Valentine’s Day. A time hallowed by Hallmark (the TV channel included), teeming with jewelry commercials, and stores littered with giant pink hearts and boxes of chocolate. Retail stores ply our senses with confectionary romance.
All that pink can start to look like Pepto Bismol (or make you feel like you need some to quell the nausea from the retail overload).
There’s nothing wrong with the romantic holiday arriving each 2nd week of February. The tricky part comes when we lose sight of the why behind romantic gestures. According to author Kelly Gonsalves:
“Being romantic is about expressing love and dedication in a way that’s intentional, unmistakable, and deeply affectionate.”
The Hallmark Channel and Kay Jewelers offer the image of romance, all shiny and with a figurative (and often literal) bow on top. But a woman could receive a sparkly jewel and not feel an ounce of romance; she could watch flick after flick of cheesy Hallmark movies about “love” but not experience anything more than the gas she incurs eating too many bowls of popcorn.
Our retail-centered modern world offers ways to say you matter to me. But it’s the why behind those acts that make all the difference. When there’s genuine connection, romance can be found in a thoughtful gesture—something as simple as bringing your loved one a coffee made just the way he likes it. When there’s reciprocal authenticity, romance is no longer an annual event cranked out by American Greetings, it’s a regular occurrence.

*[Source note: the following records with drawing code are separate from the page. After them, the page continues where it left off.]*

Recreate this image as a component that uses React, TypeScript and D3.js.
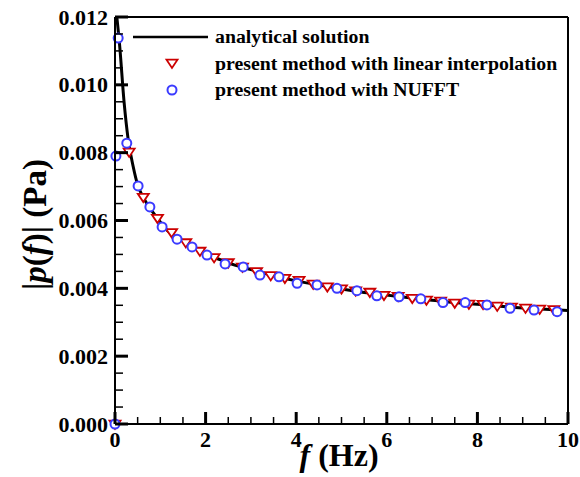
import React from "react";
import * as d3 from "d3";

const xTicks = [0, 2, 4, 6, 8, 10];
const yTicks = [0, 0.002, 0.004, 0.006, 0.008, 0.01, 0.012];
const yTickLabels = ["0.000", "0.002", "0.004", "0.006", "0.008", "0.010", "0.012"];

const analyticF = [0.04, 0.1, 0.2, 0.29, 0.4, 0.5, 0.625, 0.75, 0.9375, 1.1, 1.25, 1.5, 1.75, 2.0, 2.25, 2.5, 3.0, 3.5, 4.0, 4.5, 5.0, 5.5, 6.0, 6.5, 7.0, 7.5, 8.0, 8.5, 9.0, 9.5, 10];
const analyticP = [0.012, 0.0112, 0.0095, 0.0084, 0.0076, 0.00705, 0.00668, 0.0064, 0.00607, 0.00578, 0.0056, 0.0054, 0.0052, 0.005, 0.00488, 0.00475, 0.00455, 0.00437, 0.00422, 0.0041, 0.00398, 0.00388, 0.0038, 0.00372, 0.00365, 0.00358, 0.00353, 0.00347, 0.00342, 0.00338, 0.00335];

const linF = [0, 0.3125, 0.625, 0.9375, 1.25, 1.5625, 1.875, 2.1875, 2.5, 2.8125, 3.125, 3.4375, 3.75, 4.0625, 4.375, 4.6875, 5.0, 5.3125, 5.625, 5.9375, 6.25, 6.5625, 6.875, 7.1875, 7.5, 7.8125, 8.125, 8.4375, 8.75, 9.0625, 9.375, 9.6875];
const linP = [0, 0.00802, 0.00669, 0.00607, 0.00565, 0.00535, 0.0051, 0.00491, 0.00476, 0.00463, 0.0045, 0.00438, 0.0043, 0.00424, 0.00413, 0.00405, 0.00399, 0.00393, 0.00389, 0.0038, 0.00377, 0.00371, 0.00366, 0.00363, 0.00357, 0.00354, 0.00353, 0.00348, 0.00345, 0.00342, 0.00339, 0.00338];

const nufftF = [0, 0.02, 0.07, 0.26, 0.51, 0.77, 1.04, 1.37, 1.7, 2.03, 2.43, 2.83, 3.2, 3.62, 4.02, 4.46, 4.9, 5.34, 5.78, 6.27, 6.75, 7.24, 7.73, 8.21, 8.72, 9.25, 9.76];
const nufftP = [0, 0.0079, 0.01138, 0.00828, 0.00702, 0.0064, 0.00581, 0.00545, 0.00522, 0.00498, 0.00472, 0.00463, 0.00439, 0.00434, 0.00415, 0.0041, 0.004, 0.00393, 0.00378, 0.00375, 0.00369, 0.00358, 0.00358, 0.00351, 0.00341, 0.00336, 0.00331];

const legendLabels = ["analytical solution", "present method with linear interpolation", "present method with NUFFT"];

const RED = "#cc0000";
const BLUE = "#3b3bff";
const FONT = "'Liberation Serif', 'Times New Roman', serif";

export default function App() {
  const L = 115, R = 568, T = 17, B = 424;
  const x = d3.scaleLinear().domain([0, 10]).range([L, R]);
  const y = d3.scaleLinear().domain([0, 0.012]).range([B, T]);

  const xMinor = d3.range(0, 10.001, 0.5).filter((v) => Math.abs(v / 2 - Math.round(v / 2)) > 1e-6);
  const yMinor = d3.range(0, 0.01201, 0.0005).filter((v) => Math.abs(v / 0.002 - Math.round(v / 0.002)) > 1e-6);

  const line = d3
    .line<number>()
    .x((_, i) => x(analyticF[i]))
    .y((_, i) => y(analyticP[i]))
    .curve(d3.curveMonotoneX);

  const tri = (cx: number, cy: number, s = 5.5) =>
    `M${cx - s},${cy - s * 0.6} L${cx + s},${cy - s * 0.6} L${cx},${cy + s * 0.9} Z`;

  return (
    <svg width={580} height={477} style={{ position: "absolute", left: 0, top: 0, background: "#fff" }} fontFamily={FONT}>
      <rect x={0} y={0} width={580} height={477} fill="#fff" />
      {/* frame */}
      <line x1={L} y1={T} x2={R} y2={T} stroke="#000" strokeWidth={2} />
      <line x1={R} y1={T} x2={R} y2={B} stroke="#000" strokeWidth={2} />

      {/* data */}
      <path d={line(analyticF) || ""} fill="none" stroke="#000" strokeWidth={3} />
      {linF.map((f, i) => (
        <path key={"t" + i} d={tri(x(f), y(linP[i]))} fill="#fff" stroke={RED} strokeWidth={1.8} />
      ))}
      {nufftF.map((f, i) => (
        <circle key={"c" + i} cx={x(f)} cy={y(nufftP[i])} r={4.5} fill="#fff" stroke={BLUE} strokeWidth={2} />
      ))}

      {/* axes */}
      <line x1={L} y1={B} x2={R} y2={B} stroke="#000" strokeWidth={2} />
      <line x1={L} y1={T} x2={L} y2={B} stroke="#000" strokeWidth={2} />
      {xTicks.map((v) => (
        <g key={"xt" + v}>
          <line x1={x(v)} x2={x(v)} y1={B} y2={B - 12} stroke="#000" strokeWidth={3} />
          <text x={x(v)} y={447} textAnchor="middle" fontSize={22} fontWeight="bold">{v}</text>
        </g>
      ))}
      {xMinor.map((v) => (
        <line key={"xm" + v} x1={x(v)} x2={x(v)} y1={B} y2={B - 7} stroke="#000" strokeWidth={1.5} />
      ))}
      {yTicks.map((v, i) => (
        <g key={"yt" + v}>
          <line x1={L} x2={L + 13} y1={y(v)} y2={y(v)} stroke="#000" strokeWidth={3} />
          <text x={108} y={y(v) + 7.5} textAnchor="end" fontSize={22} fontWeight="bold">{yTickLabels[i]}</text>
        </g>
      ))}
      {yMinor.map((v) => (
        <line key={"ym" + v} x1={L} x2={L + 8} y1={y(v)} y2={y(v)} stroke="#000" strokeWidth={1.5} />
      ))}

      {/* axis titles */}
      <text x={339} y={466} textAnchor="middle" fontSize={32} fontWeight="bold">
        <tspan fontStyle="italic">f</tspan> (Hz)
      </text>
      <text transform={`translate(46,${(T + B) / 2 + 4}) rotate(-90)`} textAnchor="middle" fontSize={33} fontWeight="bold">
        |<tspan fontStyle="italic">p</tspan>(<tspan fontStyle="italic">f</tspan>)| (Pa)
      </text>

      {/* legend */}
      <line x1={133} x2={208} y1={37} y2={37} stroke="#000" strokeWidth={2.5} />
      <path d={tri(172, 63)} fill="#fff" stroke={RED} strokeWidth={1.8} />
      <circle cx={172} cy={90} r={4.5} fill="#fff" stroke={BLUE} strokeWidth={2} />
      {legendLabels.map((t, i) => (
        <text key={t} x={215} y={43 + i * 26.5} fontSize={19.8} fontWeight="bold">{t}</text>
      ))}
    </svg>
  );
}
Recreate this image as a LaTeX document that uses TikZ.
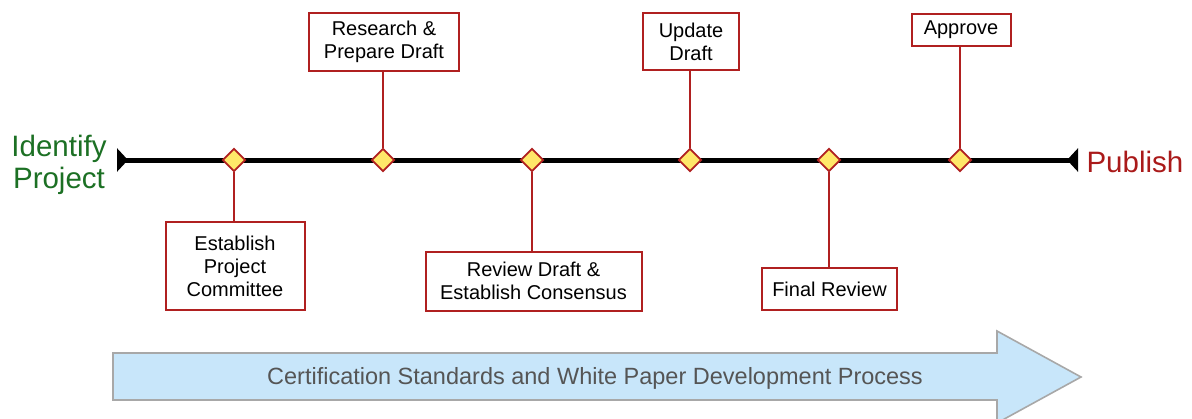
\documentclass[tikz,border=0pt]{standalone}
\usepackage{fontspec}
\setmainfont{Liberation Sans}
\usetikzlibrary{shapes.geometric,arrows.meta}
\definecolor{boxred}{RGB}{176,32,32}
\definecolor{pubred}{RGB}{170,26,26}
\definecolor{idgreen}{RGB}{28,112,36}
\definecolor{dmdfill}{RGB}{255,232,105}
\definecolor{arrowfill}{RGB}{200,230,250}
\definecolor{arrowline}{RGB}{168,168,168}
\definecolor{arrowtext}{RGB}{85,85,85}
\tikzset{
  stepbox/.style={draw=boxred, line width=2pt, fill=white, align=center,
    inner sep=0pt, font=\fontsize{20}{23}\selectfont},
  milestone/.style={diamond, draw=boxred, line width=1.8pt, fill=dmdfill,
    minimum size=23pt, inner sep=0pt},
  link/.style={draw=boxred, line width=1.6pt},
  endlabel/.style={font=\fontsize{29.5}{32}\selectfont, align=center}
}
\begin{document}
\begin{tikzpicture}[x=1pt,y=-1pt]
\useasboundingbox (0,0) rectangle (1192,418);

% process arrow along the bottom
\draw[fill=arrowfill, draw=arrowline, line width=1.6pt]
  (113,353) -- (997,353) -- (997,331) -- (1081,377) -- (997,423)
  -- (997,400) -- (113,400) -- cycle;
\node[text=arrowtext, font=\fontsize{23.5}{26}\selectfont] (proc) at (595,378)
  {Certification Standards and White Paper Development Process};

% timeline
\node[endlabel, text=idgreen] (start) at (59,164.5) {Identify\\Project};
\node[endlabel, text=pubred, anchor=west] (finish) at (1083,162) {Publish};
\coordinate (tl) at (117,160);
\coordinate (tr) at (1078,160);
\draw[line width=5pt, {Triangle[reversed,length=11pt,width=23pt]}-{Triangle[reversed,length=11pt,width=23pt]}]
  (tl) -- (tr);

% milestones
\node[milestone] (m1) at (234,160) {};
\node[milestone] (m2) at (383,160) {};
\node[milestone] (m3) at (532,160) {};
\node[milestone] (m4) at (690,160) {};
\node[milestone] (m5) at (829,160) {};
\node[milestone] (m6) at (960,160) {};

% step boxes
\node[stepbox, minimum width=139pt, minimum height=88pt] (b1) at (235,266)
  {Establish\\Project\\Committee};
\node[stepbox, minimum width=150pt, minimum height=58pt] (b2) at (384,42)
  {Research \&\\Prepare Draft};
\node[stepbox, minimum width=216pt, minimum height=59pt] (b3) at (533.5,281)
  {Review Draft \&\\Establish Consensus};
\node[stepbox, minimum width=96pt, minimum height=57pt] (b4) at (691,41.5)
  {Update\\Draft};
\node[stepbox, minimum width=135pt, minimum height=42pt] (b5) at (829.5,289)
  {Final Review};
\node[stepbox, minimum width=99pt, minimum height=32pt] (b6) at (961,29.5)
  {Approve};

% connectors
\draw[link] (m1.south) -- (m1.south |- b1.north);
\draw[link] (m2.north) -- (m2.north |- b2.south);
\draw[link] (m3.south) -- (m3.south |- b3.north);
\draw[link] (m4.north) -- (m4.north |- b4.south);
\draw[link] (m5.south) -- (m5.south |- b5.north);
\draw[link] (m6.north) -- (m6.north |- b6.south);
\end{tikzpicture}
\end{document}
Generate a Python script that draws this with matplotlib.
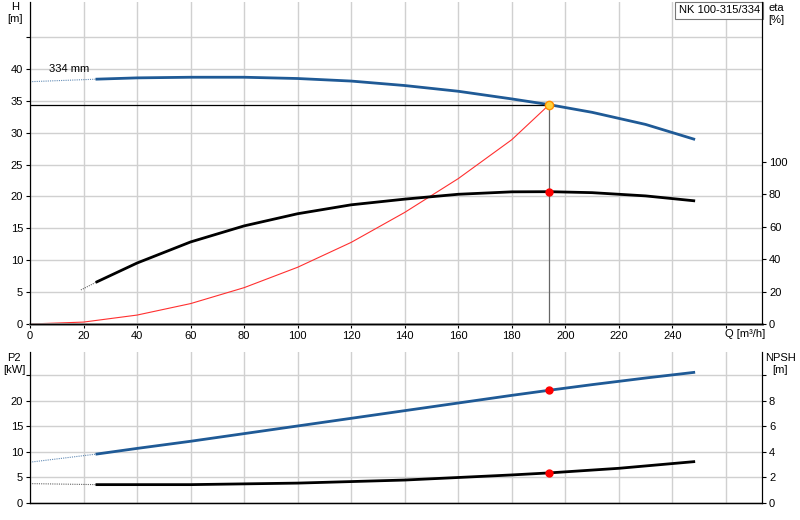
import matplotlib
matplotlib.use("Agg")
import matplotlib.pyplot as plt

# Data
q_h = [25, 40, 60, 80, 100, 120, 140, 160, 180, 194, 210, 230, 248]
h_vals = [38.4, 38.6, 38.7, 38.7, 38.5, 38.1, 37.4, 36.5, 35.3, 34.4, 33.2, 31.3, 29.0]
h_ext_q = [0, 25]; h_ext = [38.0, 38.4]
q_eta = [25, 40, 60, 80, 100, 120, 140, 160, 180, 194, 210, 230, 248]
eta_vals = [26, 37.6, 50.6, 60.5, 68, 73.5, 77, 80, 81.5, 81.6, 81, 79, 76]
eta_ext_q = [19, 25]; eta_ext = [21, 26]
q_sys = [0, 20, 40, 60, 80, 100, 120, 140, 160, 180, 194]
h_sys = [0, 0.3, 1.4, 3.2, 5.7, 8.9, 12.8, 17.5, 22.8, 28.9, 34.4]
q_p2 = [25, 40, 60, 80, 100, 120, 140, 160, 180, 194, 210, 230, 248]
p2_vals = [9.6, 10.7, 12.1, 13.6, 15.1, 16.6, 18.1, 19.6, 21.1, 22.1, 23.2, 24.5, 25.6]
p2_ext_q = [0, 25]; p2_ext = [8.0, 9.6]
q_npsh = [25, 60, 100, 140, 180, 194, 220, 248]
npsh_vals = [1.44, 1.44, 1.56, 1.8, 2.2, 2.36, 2.72, 3.24]
npsh_ext_q = [0, 25]; npsh_ext = [1.52, 1.44]
duty_q, duty_h, duty_eta, duty_p2, duty_npsh = 194, 34.4, 81.5, 22.1, 2.36
x_ticks = list(range(0, 260, 20))

BLUE = "#1f5a96"
plt.rcParams['font.family'] = ['Liberation Sans', 'DejaVu Sans']
plt.rcParams['font.size'] = 8
fig = plt.figure(figsize=(8, 5.2), dpi=100)
XMAX = 273.5

def style(ax, ymax, yt, ylab):
    ax.set_xlim(0, XMAX)
    ax.set_xticks(range(0, 274, 20))
    ax.set_ylim(0, ymax)
    ax.set_yticks(yt)
    ax.set_yticklabels(ylab)
    ax.grid(True, color="#d0d0d0", lw=1)
    ax.set_axisbelow(True)
    ax.spines["top"].set_visible(False)
    ax.spines["bottom"].set_color("#888888")
    ax.spines["bottom"].set_linewidth(2)
    ax.tick_params(length=3, pad=2)

ax1 = fig.add_axes([30/800, 1-324/520, 732/800, 322/520])
style(ax1, 50.5, range(0, 50, 5), [str(v) for v in range(0, 45, 5)] + [""])
ax1.set_xticklabels([str(v) for v in x_ticks] + [""])
ax1.plot(h_ext_q, h_ext, ls=(0, (1, 1)), color=BLUE, lw=0.8, alpha=0.7)
ax1.plot(q_h, h_vals, color=BLUE, lw=2)
ax1.plot(q_sys, h_sys, color="#ff3030", lw=0.8)
ax1.plot([0, duty_q], [duty_h, duty_h], color="black", lw=0.9)
ax1.plot([duty_q, duty_q], [0, duty_h], color="#666666", lw=0.9)
ax1.plot(duty_q, duty_h, 'o', ms=6, mfc="#ffd23c", mec="#ff8c00", mew=1, zorder=5)
ax1.text(7, 39.6, "334 mm", fontsize=8)
ax1.text(0.997, 0.99, "NK 100-315/334", transform=ax1.transAxes, ha="right", va="top",
         fontsize=8, bbox=dict(boxstyle="square,pad=0.3", fc="white", ec="#777777", lw=0.8))
ax1e = ax1.twinx()
ax1e.set_ylim(0, 50.5 * 6.37 / 1.62)
ax1e.set_yticks(range(0, 120, 20))
ax1e.set_yticklabels([str(v) for v in range(0, 120, 20)])
ax1e.spines["top"].set_visible(False)
ax1e.tick_params(length=3, pad=2)
ax1e.plot(eta_ext_q, eta_ext, ls=(0, (1, 1)), color="black", lw=0.8, alpha=0.6)
ax1e.plot(q_eta, eta_vals, color="black", lw=2)
ax1e.plot(duty_q, duty_eta, 'o', ms=5, color="red", zorder=5)
fig.text(15/800, 1-13/520, "H\n[m]", ha="center", va="center", fontsize=8)
fig.text(776/800, 1-14/520, "eta\n[%]", ha="center", va="center", fontsize=8)
fig.text(745/800, 1-334/520, "Q [m³/h]", ha="center", va="center", fontsize=8)

ax2 = fig.add_axes([30/800, 1-503/520, 732/800, 151/520])
style(ax2, 29.6, range(0, 30, 5), [str(v) for v in range(0, 25, 5)] + [""])
ax2.set_xticklabels([])
ax2.tick_params(axis="x", length=0)
ax2.spines["bottom"].set_color("black")
ax2.spines["bottom"].set_linewidth(1)
ax2.plot(p2_ext_q, p2_ext, ls=(0, (1, 1)), color=BLUE, lw=0.8, alpha=0.7)
ax2.plot(q_p2, p2_vals, color=BLUE, lw=2)
ax2.plot(duty_q, duty_p2, 'o', ms=5, color="red", zorder=5)
ax2n = ax2.twinx()
ax2n.set_ylim(0, 29.6 * 0.4)
ax2n.set_yticks(range(0, 12, 2))
ax2n.set_yticklabels([str(v) for v in range(0, 10, 2)] + [""])
ax2n.spines["top"].set_visible(False)
ax2n.tick_params(length=3, pad=2)
ax2n.plot(npsh_ext_q, npsh_ext, ls=(0, (1, 1)), color="black", lw=0.8, alpha=0.6)
ax2n.plot(q_npsh, npsh_vals, color="black", lw=2)
ax2n.plot(duty_q, duty_npsh, 'o', ms=5, color="red", zorder=5)
fig.text(14/800, 1-364/520, "P2\n[kW]", ha="center", va="center", fontsize=8)
fig.text(780/800, 1-364/520, "NPSH\n[m]", ha="center", va="center", fontsize=8)

fig.savefig("out.png", dpi=100)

But what if I’m single? You may be asking. Romance can occur regularly for a party of one. Take yourself for a manicure. Treat yourself to a good book or a massage. Go for a scenic bike ride. Remember: the most important relationship you will ever have is the one with yourself. And just like a relationship with someone else, even the small gestures can pack a significant punch.
Tina Turner’s famous hit, What’s Love Got to Do with It? is ostensibly about a girl telling herself that the boy she likes is only interested in him physically. Yet at the closing chorus, the lyrics speak a different story:
I’ve been taking on a new direction
But I have to say
I’ve been thinking about my own protection
It scares me to feel this way
What is the girl in the song scared of? What is she trying to protect and why? To love means to experience vulnerability, to accept vulnerability as a way of life, to cozy up to it and break bread with it, to look our fear directly in the eyes, knowing you might get your heart broken. The Hallmark movies, the Jared jewelry commercials—these are fairytale ideas that have nothing to do with watching a loved one go through chemotherapy or losing someone in a car accident. Love takes guts; love means you’re in the ring, knowing there are no guarantees.
What’s love got to do with it? In my opinion, everything.